A few times, he agreed to duplicate the original physiological circumstances—stay up for thirty hours high on coffee and speed. He argued that the whole thing was more like superstition than science, and the response was basically: Okay, do you have a better idea?
Meanwhile, it wasn’t only science that had changed drastically in the past sixteen years. Movies were either dumb static domestic comedies (during which the audience laughed insanely at things that didn’t seem to be funny) or brutal bloodbaths from Japan and India. Popular music set his teeth on edge, harmonic discord and machine-gun percussion or syrupy, inane love ballads. Popular books seemed to be written for either slow children or English Ph.D.s.
Women his age had been children when he left. Of course they liked the music and books and movies and thought the height of fashion was symmetrical cheek brands—not only on the cheeks of the face, he was given to understand. The women who were his contemporaries were either like Kara, middle-aged and married, or middle-aged and not interested in men.
His mother was in a rest home, lost to Alzheimer’s Disease. He visited her several times, but she didn’t recognize him.
He did have a little notoriety by virtue of being an artifact from the past, but sixteen years didn’t exactly make him a caveman. More like an old-fashioned geek who hadn’t kept up with stuff.
He went to his twenty-fifth high-school reunion and left early, deeply rattled.

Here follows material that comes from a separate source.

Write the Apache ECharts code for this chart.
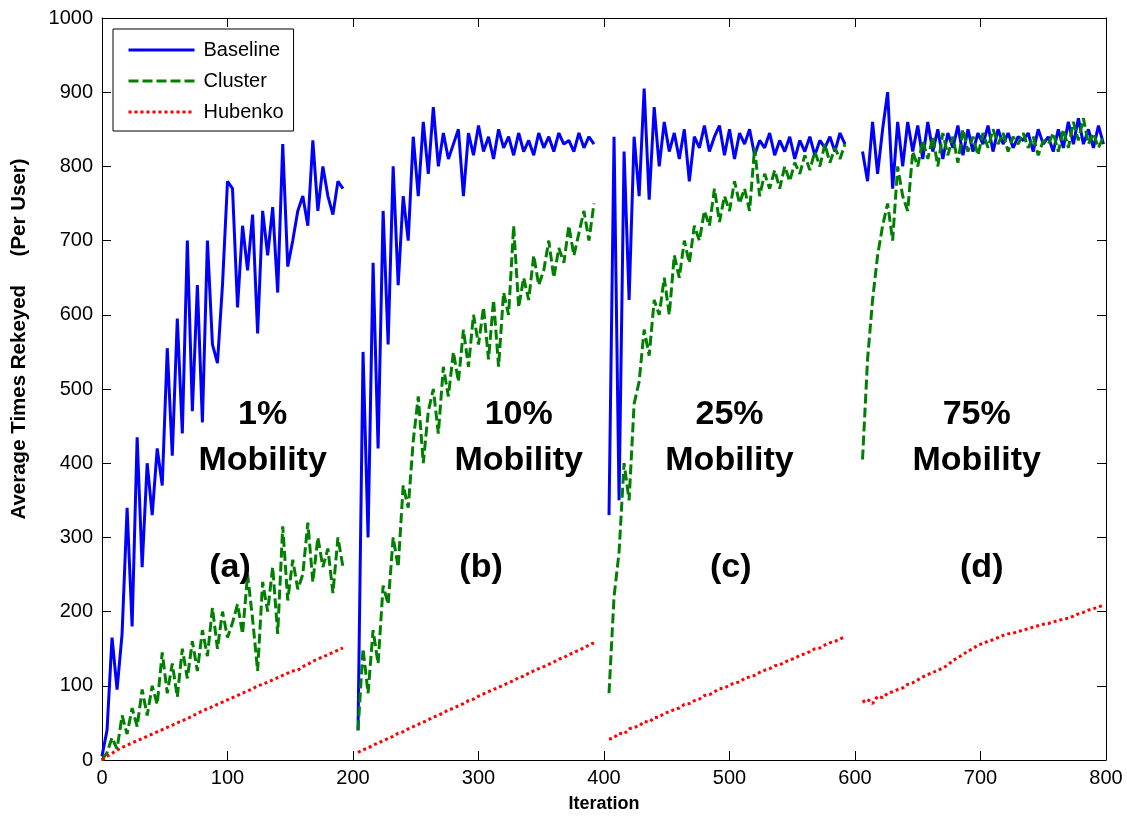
<!DOCTYPE html>
<html>
<head>
<meta charset="utf-8">
<title>Average Times Rekeyed</title>
<script src="https://cdn.jsdelivr.net/npm/echarts@6/dist/echarts.min.js"></script>
<style>
  html, body { margin: 0; padding: 0; background: #fff; }
  #chart { width: 1127px; height: 819px; }
</style>
</head>
<body>
<div id="chart"></div>
<script>
// iterations of each run (4 runs side by side on one axis)
const iterA = [0, 4, 8, 12, 16, 20, 24, 28, 32, 36, 40, 44, 48, 52, 56, 60, 64, 68, 72, 76, 80, 84, 88, 92, 96, 100, 104, 108, 112, 116, 120, 124, 128, 132, 136, 140, 144, 148, 152, 156, 160, 164, 168, 172, 176, 180, 184, 188, 192];
const iterB = [204, 208, 212, 216, 220, 224, 228, 232, 236, 240, 244, 248, 252, 256, 260, 264, 268, 272, 276, 280, 284, 288, 292, 296, 300, 304, 308, 312, 316, 320, 324, 328, 332, 336, 340, 344, 348, 352, 356, 360, 364, 368, 372, 376, 380, 384, 388, 392];
const iterC = [404, 408, 412, 416, 420, 424, 428, 432, 436, 440, 444, 448, 452, 456, 460, 464, 468, 472, 476, 480, 484, 488, 492, 496, 500, 504, 508, 512, 516, 520, 524, 528, 532, 536, 540, 544, 548, 552, 556, 560, 564, 568, 572, 576, 580, 584, 588, 592];
const iterD = [606, 610, 614, 618, 622, 626, 630, 634, 638, 642, 646, 650, 654, 658, 662, 666, 670, 674, 678, 682, 686, 690, 694, 698, 702, 706, 710, 714, 718, 722, 726, 730, 734, 738, 742, 746, 750, 754, 758, 762, 766, 770, 774, 778, 782, 786, 790, 794, 798];

// (a) 1% mobility
const baselineA = [5, 40, 165, 95, 170, 340, 180, 435, 260, 400, 330, 420, 370, 555, 410, 595, 440, 700, 470, 640, 455, 700, 560, 535, 640, 780, 770, 610, 720, 660, 735, 575, 740, 680, 745, 630, 830, 665, 700, 740, 760, 720, 835, 740, 800, 760, 735, 780, 770];
const clusterA = [0, 10, 30, 15, 60, 35, 70, 45, 95, 60, 100, 75, 145, 90, 130, 85, 150, 110, 160, 120, 175, 140, 205, 150, 200, 165, 185, 210, 170, 250, 190, 120, 240, 200, 260, 170, 315, 215, 270, 230, 250, 320, 240, 300, 260, 285, 225, 300, 260];
const hubenkoA = [0, 5, 9, 13, 17, 20, 23, 26, 29, 32, 35, 38, 41, 44, 47, 50, 53, 56, 59, 63, 66, 69, 72, 75, 78, 81, 84, 87, 90, 93, 96, 100, 102, 105, 108, 111, 114, 117, 120, 121, 126, 129, 133, 136, 139, 142, 145, 148, 151];

// (b) 10% mobility
const baselineB = [40, 550, 300, 670, 420, 740, 560, 800, 640, 760, 700, 840, 760, 860, 790, 880, 800, 845, 810, 830, 850, 760, 845, 815, 855, 820, 840, 810, 850, 825, 840, 815, 845, 820, 835, 815, 845, 825, 840, 820, 845, 830, 835, 820, 845, 825, 840, 830];
const clusterB = [40, 150, 90, 175, 130, 235, 210, 300, 260, 370, 340, 430, 490, 400, 470, 500, 440, 530, 490, 550, 510, 580, 530, 600, 560, 610, 540, 620, 530, 630, 600, 720, 610, 650, 620, 680, 640, 660, 700, 650, 690, 670, 720, 680, 710, 740, 700, 750];
const hubenkoB = [10, 14, 16, 20, 23, 26, 29, 32, 36, 38, 42, 45, 48, 51, 54, 58, 60, 64, 67, 70, 73, 76, 80, 82, 86, 89, 92, 95, 98, 101, 104, 107, 111, 113, 117, 120, 123, 126, 129, 132, 136, 138, 142, 145, 148, 151, 155, 158];

// (c) 25% mobility
const baselineC = [330, 840, 350, 820, 620, 840, 760, 905, 755, 880, 800, 860, 820, 845, 810, 850, 780, 840, 825, 855, 820, 840, 855, 815, 850, 810, 845, 830, 850, 815, 835, 825, 845, 815, 835, 820, 840, 810, 835, 820, 840, 815, 835, 825, 840, 820, 845, 830];
const clusterC = [90, 220, 280, 400, 350, 480, 510, 580, 545, 620, 600, 650, 600, 680, 650, 700, 670, 720, 700, 740, 720, 770, 725, 760, 740, 780, 750, 770, 740, 825, 760, 790, 770, 795, 770, 800, 780, 805, 790, 815, 795, 820, 800, 830, 805, 825, 810, 830];
const hubenkoC = [28, 30, 36, 35, 42, 44, 46, 52, 51, 57, 58, 63, 65, 68, 70, 75, 76, 80, 82, 87, 88, 92, 96, 97, 101, 104, 105, 110, 112, 114, 118, 121, 123, 127, 128, 132, 135, 137, 141, 143, 146, 150, 151, 155, 158, 160, 163, 166];

// (d) 75% mobility
const baselineD = [820, 780, 860, 790, 850, 900, 770, 860, 800, 860, 820, 855, 810, 860, 820, 850, 810, 845, 825, 855, 815, 850, 820, 845, 830, 855, 820, 850, 830, 845, 825, 840, 835, 845, 820, 850, 830, 840, 820, 850, 825, 860, 830, 865, 830, 850, 825, 855, 830];
const clusterD = [405, 540, 620, 680, 720, 750, 700, 800, 760, 740, 820, 800, 835, 810, 840, 800, 845, 815, 840, 805, 850, 820, 840, 815, 845, 825, 850, 830, 845, 820, 840, 830, 845, 825, 840, 815, 835, 830, 845, 820, 850, 825, 860, 835, 865, 830, 845, 825, 840];
const hubenkoD = [78, 82, 76, 86, 84, 90, 92, 95, 97, 102, 104, 108, 112, 115, 118, 121, 124, 128, 134, 138, 142, 147, 150, 155, 157, 160, 162, 165, 168, 170, 171, 173, 175, 177, 179, 181, 183, 184, 186, 188, 190, 191, 194, 197, 199, 202, 204, 206, 209];

// text placed inside the plot, in data coordinates
const noteIter = [128, 332, 500, 697, 102, 302, 501, 701];
const noteValue = [434, 434, 434, 434, 259, 259, 259, 259];
const noteText = ["1%\nMobility", "10%\nMobility", "25%\nMobility", "75%\nMobility", "(a)", "(b)", "(c)", "(d)"];

const FONT = "Arial, 'Liberation Sans', sans-serif";

const runs = [
  { iter: iterA, Baseline: baselineA, Cluster: clusterA, Hubenko: hubenkoA },
  { iter: iterB, Baseline: baselineB, Cluster: clusterB, Hubenko: hubenkoB },
  { iter: iterC, Baseline: baselineC, Cluster: clusterC, Hubenko: hubenkoC },
  { iter: iterD, Baseline: baselineD, Cluster: clusterD, Hubenko: hubenkoD },
];

const lineStyles = {
  Baseline: { color: "#0000ff", width: 3, type: "solid" },
  Cluster: { color: "#008000", width: 3, type: [10, 4] },
  Hubenko: { color: "#ff0000", width: 3, type: [3, 3] },
};

const series = [];
["Baseline", "Cluster", "Hubenko"].forEach((name) => {
  runs.forEach((run) => {
    series.push({
      name: name,
      type: "line",
      symbol: "none",
      showSymbol: false,
      animation: false,
      data: run.iter.map((x, i) => [x, run[name][i]]),
      itemStyle: { color: lineStyles[name].color },
      lineStyle: lineStyles[name],
    });
  });
});

// the "x% Mobility" and "(a)".."(d)" captions
series.push({
  name: "notes",
  type: "scatter",
  symbolSize: 1,
  itemStyle: { color: "rgba(0,0,0,0)", opacity: 1 },
  z: 5,
  silent: true,
  animation: false,
  data: noteIter.map((x, i) => [x, noteValue[i]]),
  label: {
    show: true,
    position: "inside",
    formatter: (p) => noteText[p.dataIndex],
    fontFamily: FONT,
    fontWeight: "bold",
    fontSize: 34,
    lineHeight: 46,
    color: "#000",
    opacity: 1,
    align: "center",
    verticalAlign: "middle",
  },
});

const axisCommon = {
  type: "value",
  axisLine: { show: true, onZero: false, lineStyle: { color: "#000", width: 1 } },
  axisTick: { show: true, inside: true, length: 9, lineStyle: { color: "#000", width: 1 } },
  splitLine: { show: false },
};

const chart = echarts.init(document.getElementById("chart"));
chart.setOption({
  backgroundColor: "#fff",
  animation: false,
  grid: { left: 102, right: 21, top: 18, bottom: 59, containLabel: false, outerBoundsMode: "none" },
  legend: {
    data: ["Baseline", "Cluster", "Hubenko"],
    orient: "vertical",
    left: 113,
    top: 29,
    selectedMode: false,
    backgroundColor: "#fff",
    borderColor: "#000",
    borderWidth: 1,
    borderRadius: 0,
    padding: [11, 10, 9, 14],
    itemWidth: 66,
    itemHeight: 20,
    itemGap: 11,
    // hide the round marker that line legends draw, keep the line
    itemStyle: { color: "rgba(0,0,0,0)", borderWidth: 0, opacity: 0 },
    lineStyle: { width: 3 },
    textStyle: { fontSize: 20, fontFamily: FONT, color: "#000", padding: [0, 0, 0, 4] },
  },
  xAxis: [
    Object.assign({}, axisCommon, {
      min: 0, max: 800, interval: 100,
      position: "bottom",
      name: "Iteration",
      nameLocation: "middle",
      nameGap: 35,
      nameTextStyle: { fontFamily: FONT, fontWeight: "bold", fontSize: 18, color: "#000" },
      axisLabel: { fontFamily: FONT, fontSize: 20, color: "#000", margin: 8, showMinLabel: true, showMaxLabel: true, formatter: (v) => String(v) },
    }),
    Object.assign({}, axisCommon, {
      min: 0, max: 800, interval: 100,
      position: "top",
      axisLabel: { show: false },
    }),
  ],
  yAxis: [
    Object.assign({}, axisCommon, {
      min: 0, max: 1000, interval: 100,
      position: "left",
      name: "Average Times Rekeyed     (Per User)",
      nameLocation: "middle",
      nameGap: 72,
      // the title sits a bit above the middle of the axis
      nameTextStyle: { fontFamily: FONT, fontWeight: "bold", fontSize: 20.5, color: "#000", padding: [0, 0, 0, 100] },
      axisLabel: { fontFamily: FONT, fontSize: 20, color: "#000", margin: 9, showMinLabel: true, showMaxLabel: true, formatter: (v) => String(v) },
    }),
    Object.assign({}, axisCommon, {
      min: 0, max: 1000, interval: 100,
      position: "right",
      axisLabel: { show: false },
    }),
  ],
  series: series,
});
</script>
</body>
</html>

About that time he started to fantasize about pushing the RESET button again. The world would be truly alien, 177.5 years in the future, but he wouldn’t be trying to fit in. He would be a genuine curiosity, like a nineteenth-century scientist appearing today. Who wouldn’t be expected to do any real physics. And the big questions would presumably be answered. He might even be able to understand the answers.
The time machine was very much under lock and key, with a twenty-four-hour armed guard. But if anybody could get to it, Matt should be able to.